Entries taken from a collection:
-- start --

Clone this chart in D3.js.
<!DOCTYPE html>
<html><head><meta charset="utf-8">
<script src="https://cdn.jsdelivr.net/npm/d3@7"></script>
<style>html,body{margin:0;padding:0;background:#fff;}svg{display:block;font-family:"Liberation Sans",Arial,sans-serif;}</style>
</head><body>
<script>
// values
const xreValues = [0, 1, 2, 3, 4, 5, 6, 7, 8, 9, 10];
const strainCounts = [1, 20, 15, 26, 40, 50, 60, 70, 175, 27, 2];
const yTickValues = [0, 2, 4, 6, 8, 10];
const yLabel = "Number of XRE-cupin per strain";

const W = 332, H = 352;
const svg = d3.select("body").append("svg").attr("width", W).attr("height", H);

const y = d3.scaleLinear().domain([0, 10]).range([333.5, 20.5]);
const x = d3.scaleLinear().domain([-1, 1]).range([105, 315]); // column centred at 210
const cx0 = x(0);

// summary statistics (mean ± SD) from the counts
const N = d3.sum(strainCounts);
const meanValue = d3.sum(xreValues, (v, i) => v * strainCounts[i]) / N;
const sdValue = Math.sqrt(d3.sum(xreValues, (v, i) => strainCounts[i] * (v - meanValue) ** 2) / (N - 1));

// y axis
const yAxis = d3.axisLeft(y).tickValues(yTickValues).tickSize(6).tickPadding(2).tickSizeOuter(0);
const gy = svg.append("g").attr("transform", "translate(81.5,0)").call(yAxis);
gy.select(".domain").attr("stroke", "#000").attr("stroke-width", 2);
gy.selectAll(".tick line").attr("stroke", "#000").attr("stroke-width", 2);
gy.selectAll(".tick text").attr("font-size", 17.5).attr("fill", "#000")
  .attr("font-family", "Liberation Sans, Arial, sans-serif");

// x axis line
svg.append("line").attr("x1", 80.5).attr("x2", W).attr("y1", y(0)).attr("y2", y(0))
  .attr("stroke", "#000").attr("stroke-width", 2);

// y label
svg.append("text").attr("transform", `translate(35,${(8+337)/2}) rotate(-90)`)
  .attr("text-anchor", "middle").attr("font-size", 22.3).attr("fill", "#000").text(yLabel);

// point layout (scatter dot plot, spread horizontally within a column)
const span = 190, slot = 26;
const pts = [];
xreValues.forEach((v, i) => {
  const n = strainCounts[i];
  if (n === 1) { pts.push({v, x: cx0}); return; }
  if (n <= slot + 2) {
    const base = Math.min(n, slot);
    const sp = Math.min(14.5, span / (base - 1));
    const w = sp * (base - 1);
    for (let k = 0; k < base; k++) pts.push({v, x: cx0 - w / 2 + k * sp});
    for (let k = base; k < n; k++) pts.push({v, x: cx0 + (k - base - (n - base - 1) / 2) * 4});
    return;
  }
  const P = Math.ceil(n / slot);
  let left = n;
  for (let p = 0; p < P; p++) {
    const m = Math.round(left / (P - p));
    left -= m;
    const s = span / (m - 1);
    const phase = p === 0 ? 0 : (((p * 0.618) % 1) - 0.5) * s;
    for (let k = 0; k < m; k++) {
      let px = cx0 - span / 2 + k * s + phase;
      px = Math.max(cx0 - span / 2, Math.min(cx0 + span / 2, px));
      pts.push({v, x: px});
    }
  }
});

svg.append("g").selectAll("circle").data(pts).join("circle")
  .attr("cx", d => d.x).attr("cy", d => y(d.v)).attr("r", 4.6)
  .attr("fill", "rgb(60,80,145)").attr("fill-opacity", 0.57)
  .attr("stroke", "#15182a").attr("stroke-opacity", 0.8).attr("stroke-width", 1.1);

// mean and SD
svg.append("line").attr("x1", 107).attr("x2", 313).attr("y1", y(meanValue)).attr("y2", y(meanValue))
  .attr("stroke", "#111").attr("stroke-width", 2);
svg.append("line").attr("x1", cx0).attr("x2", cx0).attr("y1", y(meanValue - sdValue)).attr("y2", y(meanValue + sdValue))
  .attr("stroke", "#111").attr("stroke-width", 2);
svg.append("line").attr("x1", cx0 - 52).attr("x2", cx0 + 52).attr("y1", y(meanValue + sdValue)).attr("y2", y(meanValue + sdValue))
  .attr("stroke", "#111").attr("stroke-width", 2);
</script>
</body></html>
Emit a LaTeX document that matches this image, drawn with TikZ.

-- end --

Print the material above once more, exactly.

**The completed task**
Clone this chart in D3.js.
<!DOCTYPE html>
<html><head><meta charset="utf-8">
<script src="https://cdn.jsdelivr.net/npm/d3@7"></script>
<style>html,body{margin:0;padding:0;background:#fff;}svg{display:block;font-family:"Liberation Sans",Arial,sans-serif;}</style>
</head><body>
<script>
// values
const xreValues = [0, 1, 2, 3, 4, 5, 6, 7, 8, 9, 10];
const strainCounts = [1, 20, 15, 26, 40, 50, 60, 70, 175, 27, 2];
const yTickValues = [0, 2, 4, 6, 8, 10];
const yLabel = "Number of XRE-cupin per strain";

const W = 332, H = 352;
const svg = d3.select("body").append("svg").attr("width", W).attr("height", H);

const y = d3.scaleLinear().domain([0, 10]).range([333.5, 20.5]);
const x = d3.scaleLinear().domain([-1, 1]).range([105, 315]); // column centred at 210
const cx0 = x(0);

// summary statistics (mean ± SD) from the counts
const N = d3.sum(strainCounts);
const meanValue = d3.sum(xreValues, (v, i) => v * strainCounts[i]) / N;
const sdValue = Math.sqrt(d3.sum(xreValues, (v, i) => strainCounts[i] * (v - meanValue) ** 2) / (N - 1));

// y axis
const yAxis = d3.axisLeft(y).tickValues(yTickValues).tickSize(6).tickPadding(2).tickSizeOuter(0);
const gy = svg.append("g").attr("transform", "translate(81.5,0)").call(yAxis);
gy.select(".domain").attr("stroke", "#000").attr("stroke-width", 2);
gy.selectAll(".tick line").attr("stroke", "#000").attr("stroke-width", 2);
gy.selectAll(".tick text").attr("font-size", 17.5).attr("fill", "#000")
  .attr("font-family", "Liberation Sans, Arial, sans-serif");

// x axis line
svg.append("line").attr("x1", 80.5).attr("x2", W).attr("y1", y(0)).attr("y2", y(0))
  .attr("stroke", "#000").attr("stroke-width", 2);

// y label
svg.append("text").attr("transform", `translate(35,${(8+337)/2}) rotate(-90)`)
  .attr("text-anchor", "middle").attr("font-size", 22.3).attr("fill", "#000").text(yLabel);

// point layout (scatter dot plot, spread horizontally within a column)
const span = 190, slot = 26;
const pts = [];
xreValues.forEach((v, i) => {
  const n = strainCounts[i];
  if (n === 1) { pts.push({v, x: cx0}); return; }
  if (n <= slot + 2) {
    const base = Math.min(n, slot);
    const sp = Math.min(14.5, span / (base - 1));
    const w = sp * (base - 1);
    for (let k = 0; k < base; k++) pts.push({v, x: cx0 - w / 2 + k * sp});
    for (let k = base; k < n; k++) pts.push({v, x: cx0 + (k - base - (n - base - 1) / 2) * 4});
    return;
  }
  const P = Math.ceil(n / slot);
  let left = n;
  for (let p = 0; p < P; p++) {
    const m = Math.round(left / (P - p));
    left -= m;
    const s = span / (m - 1);
    const phase = p === 0 ? 0 : (((p * 0.618) % 1) - 0.5) * s;
    for (let k = 0; k < m; k++) {
      let px = cx0 - span / 2 + k * s + phase;
      px = Math.max(cx0 - span / 2, Math.min(cx0 + span / 2, px));
      pts.push({v, x: px});
    }
  }
});

svg.append("g").selectAll("circle").data(pts).join("circle")
  .attr("cx", d => d.x).attr("cy", d => y(d.v)).attr("r", 4.6)
  .attr("fill", "rgb(60,80,145)").attr("fill-opacity", 0.57)
  .attr("stroke", "#15182a").attr("stroke-opacity", 0.8).attr("stroke-width", 1.1);

// mean and SD
svg.append("line").attr("x1", 107).attr("x2", 313).attr("y1", y(meanValue)).attr("y2", y(meanValue))
  .attr("stroke", "#111").attr("stroke-width", 2);
svg.append("line").attr("x1", cx0).attr("x2", cx0).attr("y1", y(meanValue - sdValue)).attr("y2", y(meanValue + sdValue))
  .attr("stroke", "#111").attr("stroke-width", 2);
svg.append("line").attr("x1", cx0 - 52).attr("x2", cx0 + 52).attr("y1", y(meanValue + sdValue)).attr("y2", y(meanValue + sdValue))
  .attr("stroke", "#111").attr("stroke-width", 2);
</script>
</body></html>
Emit a LaTeX document that matches this image, drawn with TikZ.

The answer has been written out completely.